To define this state cosmologists paradoxically borrowed the concept of singularity from mathematics, where it refers to indefinition. In this case, there was a primordial cosmological singularity that began expanding 13.8 billion years ago. The initial singularity became known as the Big Bang. The hundreds of billions of galaxies in the cosmos were formed from the matter and energy ejected by this initial explosion.

Guided by Einstein’s theory of general relativity, which is used to explain cosmic phenomena, from the 1940s onward, scientists constructed a detailed model of the evolution of the Universe since the Big Bang. The model was based on the assumption that the expansion might eventually decelerate in response to the gravitational attraction exerted by the mass of the Universe.

This assumption could lead to three possible outcomes: the Universe would expand infinitely at ever-higher velocities; the expansion would cease, and the Universe would thereafter remain static; or the expansion would go into reverse, giving way to a contraction in which the galaxies would move closer together at ever-higher velocities until they merged in a future Big Crunch.
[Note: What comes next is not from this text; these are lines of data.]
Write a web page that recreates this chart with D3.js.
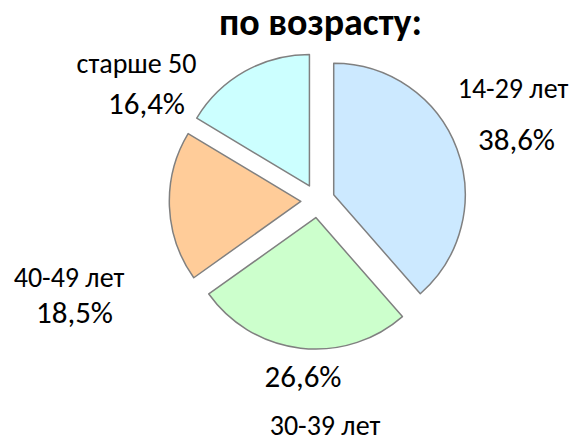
<!DOCTYPE html>
<html>
<head>
<meta charset="utf-8">
<script src="https://cdn.jsdelivr.net/npm/d3@7"></script>
<style>
  html, body { margin: 0; padding: 0; background: #ffffff; }
  svg { display: block; }
  text { font-family: Carlito, Lato, "Open Sans", sans-serif; fill: #000; }
</style>
</head>
<body>
<svg id="chart" width="573" height="442"></svg>
<script>
// ---- data ----
const categories = ["14-29 лет", "30-39 лет", "40-49 лет", "старше 50"];
const values = [38.6, 26.6, 18.5, 16.4];
const percentLabels = ["38,6%", "26,6%", "18,5%", "16,4%"];
const colors = ["#cce9ff", "#ccffcc", "#ffcc99", "#ccffff"];
const title = "по возрасту:";

// ---- layout ----
const W = 573, H = 442;
const cx = 317.8, cy = 200.7, radius = 131.5, explode = 17;
// label anchors (name, percent) for each slice
const nameLabelPos = [[513, 98], [325, 435], [69, 287], [136.5, 73]];
const pctLabelPos  = [[516.5, 150], [303, 387], [74.5, 323], [146.5, 114]];

const svg = d3.select("#chart");

svg.append("text")
  .attr("x", 320.5).attr("y", 35)
  .attr("text-anchor", "middle")
  .attr("font-size", 38).attr("font-weight", "bold")
  .text(title);

const pie = d3.pie().sort(null).value(d => d).startAngle(0).endAngle(2 * Math.PI);
const arcs = pie(values);
const arc = d3.arc().innerRadius(0).outerRadius(radius);

const g = svg.append("g").attr("transform", `translate(${cx},${cy})`);
g.selectAll("path.slice")
  .data(arcs)
  .join("path")
  .attr("class", "slice")
  .attr("transform", d => {
    const m = (d.startAngle + d.endAngle) / 2;
    return `translate(${explode * Math.sin(m)},${-explode * Math.cos(m)})`;
  })
  .attr("d", arc)
  .attr("fill", (d, i) => colors[i])
  .attr("stroke", "#808080")
  .attr("stroke-width", 1.5)
  .attr("stroke-linejoin", "round");

svg.selectAll("text.name")
  .data(categories)
  .join("text")
  .attr("class", "name")
  .attr("x", (d, i) => nameLabelPos[i][0])
  .attr("y", (d, i) => nameLabelPos[i][1])
  .attr("text-anchor", "middle")
  .attr("font-size", 28)
  .text(d => d);

svg.selectAll("text.pct")
  .data(percentLabels)
  .join("text")
  .attr("class", "pct")
  .attr("x", (d, i) => pctLabelPos[i][0])
  .attr("y", (d, i) => pctLabelPos[i][1])
  .attr("text-anchor", "middle")
  .attr("font-size", 31)
  .text(d => d);
</script>
</body>
</html>
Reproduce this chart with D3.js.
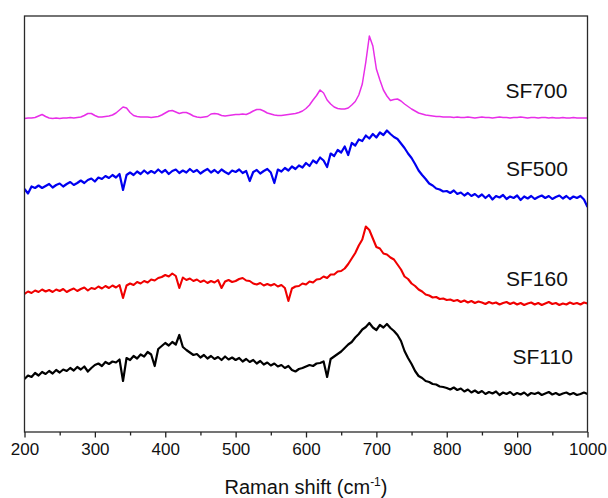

If this were the case, when matter and energy reached an extreme temperature and density in the Big Crunch, the process might again go into reverse, giving way to expansion in another bounce and producing a new cycle in the Universe, and so on without end.

“This image of an eternal succession of universes with alternating expansion and contraction phases was called the cyclical Universe, which derives from bouncing cosmologies,” Neves said. 

The article “Bouncing cosmology inspired by regular black holes” by J. C. S. Neves can be retrieved from: doi.org/10.1007/s10714-017-2288-6.